DATA BLOCK -
/---
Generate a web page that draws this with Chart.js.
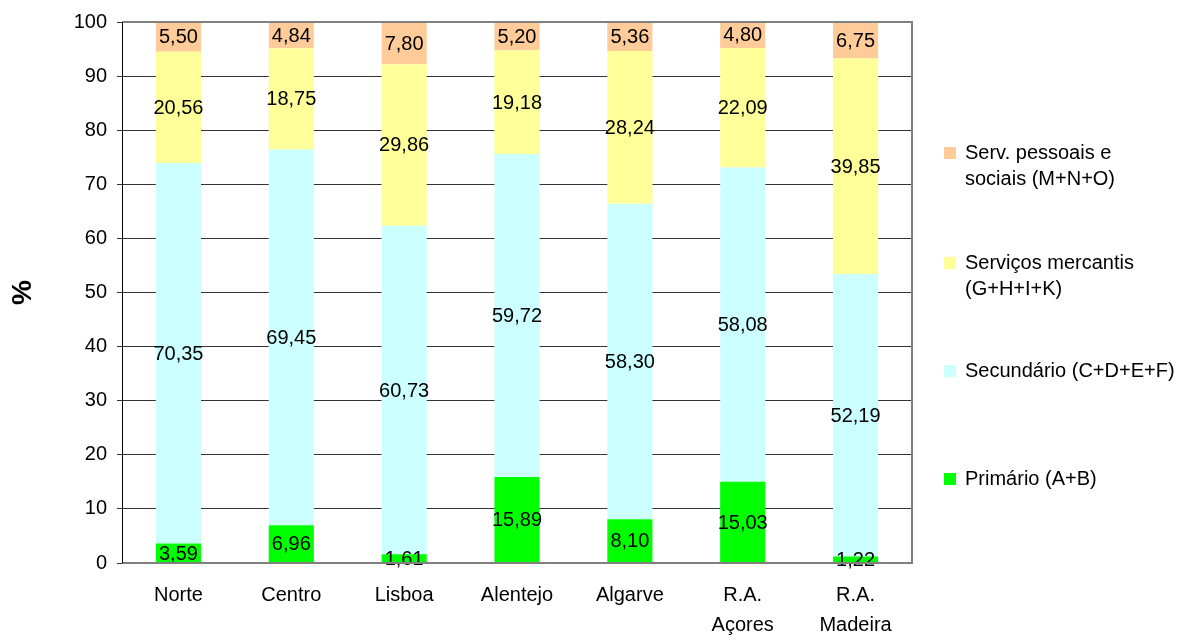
<!DOCTYPE html>
<html>
<head>
<meta charset="utf-8">
<script src="https://cdn.jsdelivr.net/npm/chart.js@4/dist/chart.umd.min.js"></script>
<style>
  body { margin: 0; background: #fff; font-family: "Liberation Sans", Arial, sans-serif; }
  #wrap { position: relative; width: 1192px; height: 635px; }
  .legend-item { position: absolute; left: 944px; font-size: 20px; line-height: 26px; color: #000; }
  .legend-item .box { position: absolute; left: 0; top: 8px; width: 12px; height: 12px; }
  .legend-item .txt { margin-left: 21px; white-space: nowrap; }
</style>
</head>
<body>
<div id="wrap">
  <canvas id="chart"></canvas>
</div>
<script>
const regions = ['Norte', 'Centro', 'Lisboa', 'Alentejo', 'Algarve', ['R.A.', 'Açores'], ['R.A.', 'Madeira']];
const primario = [3.59, 6.96, 1.61, 15.89, 8.10, 15.03, 1.22];
const secundario = [70.35, 69.45, 60.73, 59.72, 58.30, 58.08, 52.19];
const mercantis = [20.56, 18.75, 29.86, 19.18, 28.24, 22.09, 39.85];
const pessoais = [5.50, 4.84, 7.80, 5.20, 5.36, 4.80, 6.75];
const yTicks = [0, 10, 20, 30, 40, 50, 60, 70, 80, 90, 100];

const seriesNames = [
    'Primário (A+B)',
    'Secundário (C+D+E+F)',
    ['Serviços mercantis', '(G+H+I+K)'],
    ['Serv. pessoais e', 'sociais (M+N+O)']
];
const seriesColors = ['#00FF00', '#CCFFFF', '#FFFF99', '#FFCC99'];
const seriesData = [primario, secundario, mercantis, pessoais];

// legend text tops, from top item (pessoais) down to primario
const legendTops = [139, 249, 357, 465];

const fmt = v => v.toFixed(2).replace('.', ',');

const labelPlugin = {
    id: 'segLabels',
    afterDatasetsDraw(chart) {
        const ctx = chart.ctx;
        ctx.save();
        ctx.font = '20px "Liberation Sans", Arial, sans-serif';
        ctx.fillStyle = '#000';
        ctx.textAlign = 'center';
        ctx.textBaseline = 'middle';
        chart.data.datasets.forEach((ds, i) => {
            chart.getDatasetMeta(i).data.forEach((bar, j) => {
                ctx.fillText(fmt(ds.data[j]), bar.x, (bar.y + bar.base) / 2 + 1);
            });
        });
        ctx.restore();
    },
    afterDraw(chart) {
        const a = chart.chartArea;
        const ctx = chart.ctx;
        ctx.save();
        ctx.strokeStyle = '#808080';
        ctx.lineWidth = 2;
        ctx.beginPath();
        ctx.moveTo(a.left, a.top);
        ctx.lineTo(a.right, a.top);
        ctx.lineTo(a.right, a.bottom);
        ctx.lineTo(a.left, a.bottom);
        ctx.stroke();
        ctx.strokeStyle = '#000';
        ctx.lineWidth = 1;
        ctx.beginPath();
        ctx.moveTo(a.left + 0.5, a.top);
        ctx.lineTo(a.left + 0.5, a.bottom);
        ctx.stroke();
        ctx.restore();
    }
};

const chart = new Chart(document.getElementById('chart'), {
    type: 'bar',
    data: {
        labels: regions,
        datasets: seriesData.map((d, i) => ({
            label: seriesNames[i],
            data: d,
            backgroundColor: seriesColors[i],
            borderWidth: 0,
            categoryPercentage: 1,
            barPercentage: 0.4
        }))
    },
    options: {
        responsive: true,
        maintainAspectRatio: false,
        animation: false,
        layout: { padding: { top: 18, right: 280, left: 0, bottom: 0 } },
        plugins: {
            legend: { display: false },
            tooltip: { enabled: false }
        },
        scales: {
            x: {
                stacked: true,
                grid: { display: false, drawTicks: false },
                border: { display: false },
                ticks: {
                    color: '#000',
                    padding: 17,
                    maxRotation: 0,
                    font: { family: '"Liberation Sans", Arial, sans-serif', size: 20, lineHeight: 1.5 }
                },
                afterFit: s => { s.height = 72; }
            },
            y: {
                stacked: true,
                min: 0,
                max: 100,
                afterBuildTicks: s => { s.ticks = yTicks.map(v => ({ value: v })); },
                grid: { color: '#333', tickLength: 5 },
                border: { display: false },
                ticks: {
                    color: '#000',
                    padding: 10,
                    font: { family: '"Liberation Sans", Arial, sans-serif', size: 20 }
                },
                title: {
                    display: true,
                    text: '%',
                    color: '#000',
                    padding: { top: 6, bottom: 0 },
                    font: { family: '"Liberation Sans", Arial, sans-serif', size: 28, weight: 'bold' }
                },
                afterFit: s => { s.width = 122; }
            }
        }
    },
    plugins: [labelPlugin]
});

// HTML legend, top to bottom in reverse stacking order
const wrap = document.getElementById('wrap');
[3, 2, 1, 0].forEach((i, k) => {
    const item = document.createElement('div');
    item.className = 'legend-item';
    item.style.top = legendTops[k] + 'px';
    const name = seriesNames[i];
    const lines = Array.isArray(name) ? name : [name];
    item.innerHTML = '<span class="box" style="background:' + seriesColors[i] + '"></span>' +
        '<div class="txt">' + lines.join('<br>') + '</div>';
    wrap.appendChild(item);
});
</script>
</body>
</html>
\---
DIRECTION - Everything from the top line of the data down to and including the line with "const fmt = v" is to be copied, except the pictures.

RIGHT ANSWER -
Generate a web page that draws this with Chart.js.
<!DOCTYPE html>
<html>
<head>
<meta charset="utf-8">
<script src="https://cdn.jsdelivr.net/npm/chart.js@4/dist/chart.umd.min.js"></script>
<style>
  body { margin: 0; background: #fff; font-family: "Liberation Sans", Arial, sans-serif; }
  #wrap { position: relative; width: 1192px; height: 635px; }
  .legend-item { position: absolute; left: 944px; font-size: 20px; line-height: 26px; color: #000; }
  .legend-item .box { position: absolute; left: 0; top: 8px; width: 12px; height: 12px; }
  .legend-item .txt { margin-left: 21px; white-space: nowrap; }
</style>
</head>
<body>
<div id="wrap">
  <canvas id="chart"></canvas>
</div>
<script>
const regions = ['Norte', 'Centro', 'Lisboa', 'Alentejo', 'Algarve', ['R.A.', 'Açores'], ['R.A.', 'Madeira']];
const primario = [3.59, 6.96, 1.61, 15.89, 8.10, 15.03, 1.22];
const secundario = [70.35, 69.45, 60.73, 59.72, 58.30, 58.08, 52.19];
const mercantis = [20.56, 18.75, 29.86, 19.18, 28.24, 22.09, 39.85];
const pessoais = [5.50, 4.84, 7.80, 5.20, 5.36, 4.80, 6.75];
const yTicks = [0, 10, 20, 30, 40, 50, 60, 70, 80, 90, 100];

const seriesNames = [
    'Primário (A+B)',
    'Secundário (C+D+E+F)',
    ['Serviços mercantis', '(G+H+I+K)'],
    ['Serv. pessoais e', 'sociais (M+N+O)']
];
const seriesColors = ['#00FF00', '#CCFFFF', '#FFFF99', '#FFCC99'];
const seriesData = [primario, secundario, mercantis, pessoais];

// legend text tops, from top item (pessoais) down to primario
const legendTops = [139, 249, 357, 465];

const fmt = v => v.toFixed(2).replace('.', ',');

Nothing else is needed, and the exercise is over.